Should Canada’s banking regulators abandon the mortgage stress test?

In 2016, the Canadian government introduced the mortgage stress test as a vital tool to curb risks associated with mortgage lending, especially when the Canadian real estate market experiences higher prices and lower interest rates. It was also amended in 2021 to require borrowers to prove they can maintain mortgage repayments that are 200 basis points above the contracted rate.

The mortgage stress test maintains two thresholds: a minimum qualifying rate (MQR) and an interest rate that is two percentage points higher than the borrower’s mortgage rate. As a result, today’s homebuyers could be experiencing rates between seven and nine per cent.

A chorus of housing and finance arguments argue that it is time to ditch or relax this measure as interest rates have risen to their highest levels since before the global financial crisis. Indeed, when the policy was introduced nearly a decade ago, mortgage rates were nearly half of today’s rates. Since July, the conventional five-year fixed-rate mortgage lending rate has been around six per cent.

Therefore, critics contend the Bank of Canada’s (BoC) tightening efforts have achieved some safeguards regulators have aimed to install throughout the nation’s housing sector, making the tool obsolete.

“I am all for building a buffer for people’s financial situation, but the stress test limits the amount people can borrow,” Matt Albinati, a mortgage broker with TMG The Mortgage Group, told Canadian Mortgage Trends. “You look back a year, the stress test was doing a pretty good job. This time—or near in the future—it might be a good time to take a closer look at it.”

But officials have been firm on the matter: no relief on the stress test is coming to the mortgage market.

No Relief on Stress Test Coming

The Office of the Superintendent of Financial Institutions (OSFI) says it will not be changing the mortgage stress or exempting some parties from the protective measure.

In response to the Canadian real estate industry’s wider fears about the possibility of new lending rules, the country’s chief bank regulator effectively shot down any expectation that the stress test is going away. In fact, industry experts make the case that the OSFI ostensibly doubled down on the method.

“When a borrower opts to switch lenders, a new loan is created. We therefore expect that the loan be fully underwritten, including application of the MQR for uninsured mortgages to assess debt affordability,” the OSFI said in an Oct. 16 report. “This is because the new lender must do its own due diligence as it will own the credit risk for an uninsured loan.”

In addition, the OSFI surprised mortgage brokers and lenders with this statement:

“Insured borrowers, however, are exempt from the re-application of the MQR when switching lenders at renewal. This is because the borrower’s credit risk has been transferred for the life of the loan to the mortgage insurer.”
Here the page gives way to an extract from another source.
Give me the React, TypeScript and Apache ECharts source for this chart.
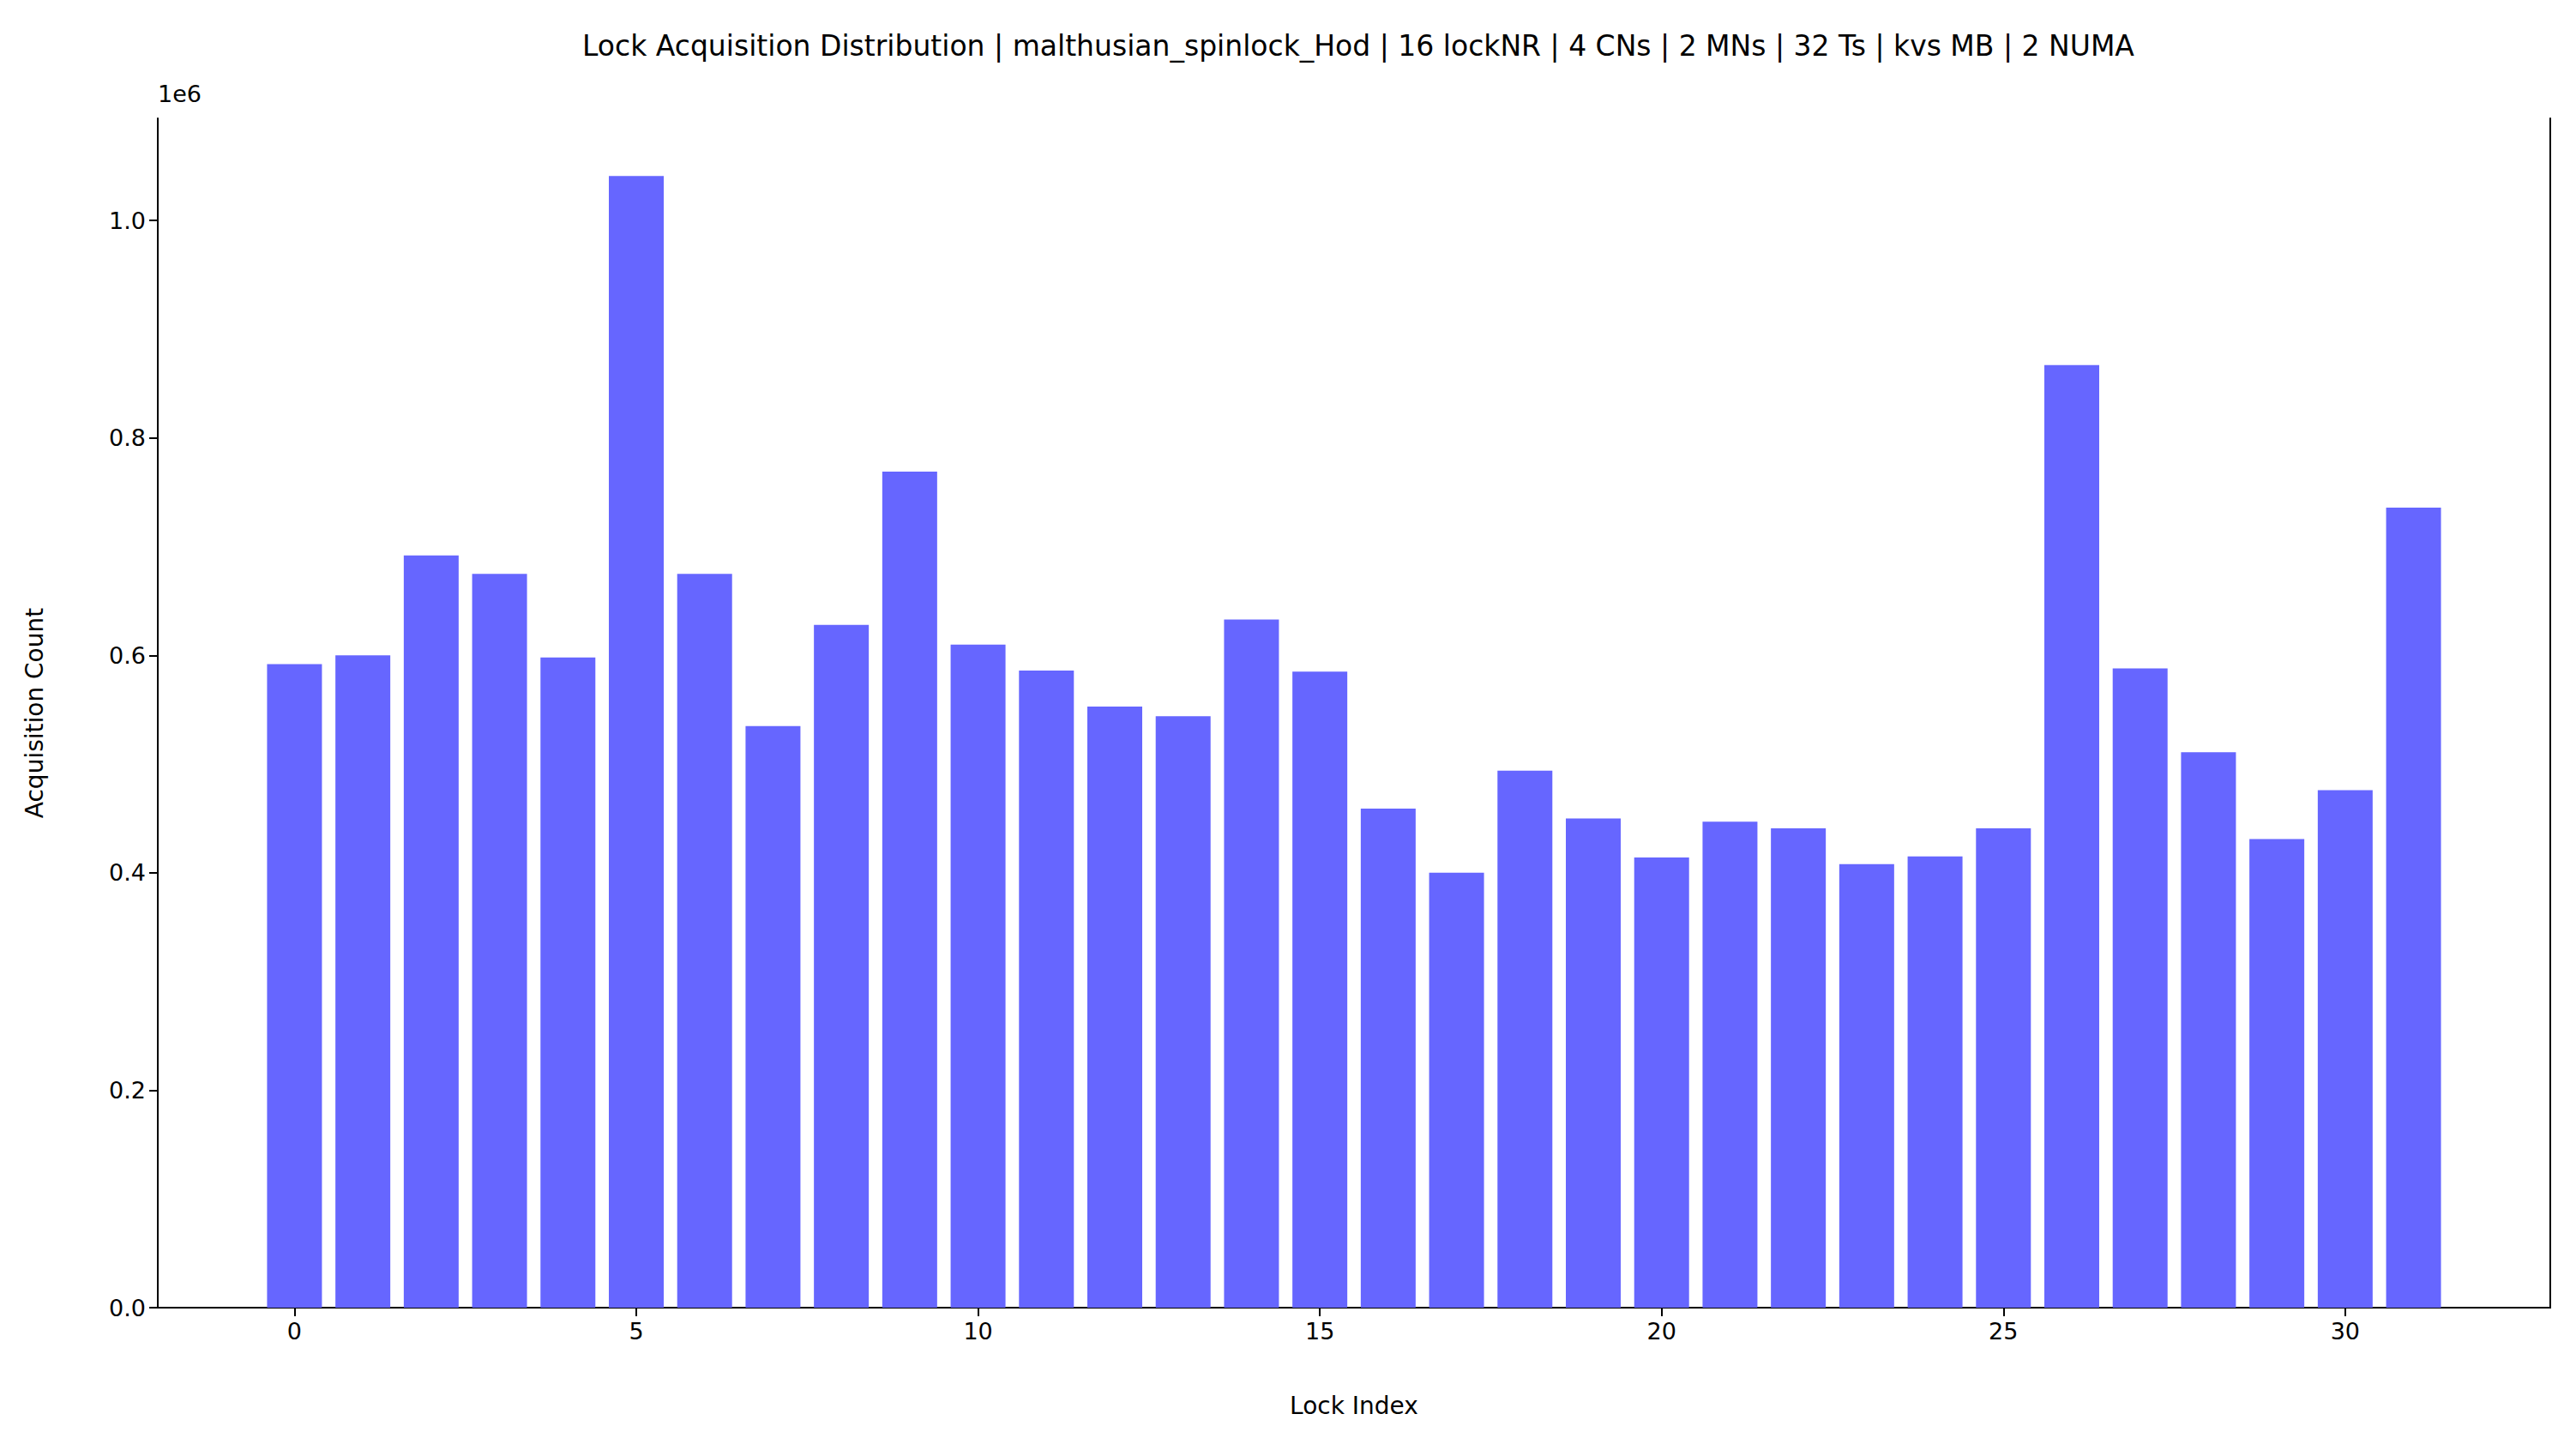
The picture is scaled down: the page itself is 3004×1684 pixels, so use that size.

For the most part, the mortgage sector had believed insured borrowers faced stress tests upon renewal if they transitioned to a new lender.

Meanwhile, Canada’s top banking regulator noted that exempting all mortgage renewals from the stress test “could cause lenders to compete for loans that do not meet” its expectations. At the same time, the OSFI conceded that it would assess data of uncompetitive rates for borrowers who cannot switch lenders and would “take action if warranted.”

And instead of dismantling the mortgage stress test, the OSFI is considering adding layers to the protective measure.

Regulators could mandate lenders to add more components to the stress test or insert a qualifying amortization period. This could be achieved by connecting the stress test to debt service metrics to determine the borrowers’ abilities to pay their loans and other expenses.

“We believe there is merit in lenders applying an explicit, qualifying amortization limit, and we will continue to evaluate this proposal,” the OSFI said.

Stress Test ‘Not Perfect’

At the September Scotiabank Financials Summit, OSFI Superintendent Peter Routledge conceded that the mortgage stress test “was not perfect.”

“Perhaps it is better to call it incomplete,” he said at the event. “We seek an integrated set of common-sense protections that work effectively both when interest rates are higher than normal, like today, and when interest rates are lower than normal, like during the COVID years.”

Industry leaders are holding out hope that maybe Routledge will heed the sector’s calls and make the necessary adjustments. Others think that the OSFI will only intensify the stress test, adding to borrowers’ growing costs.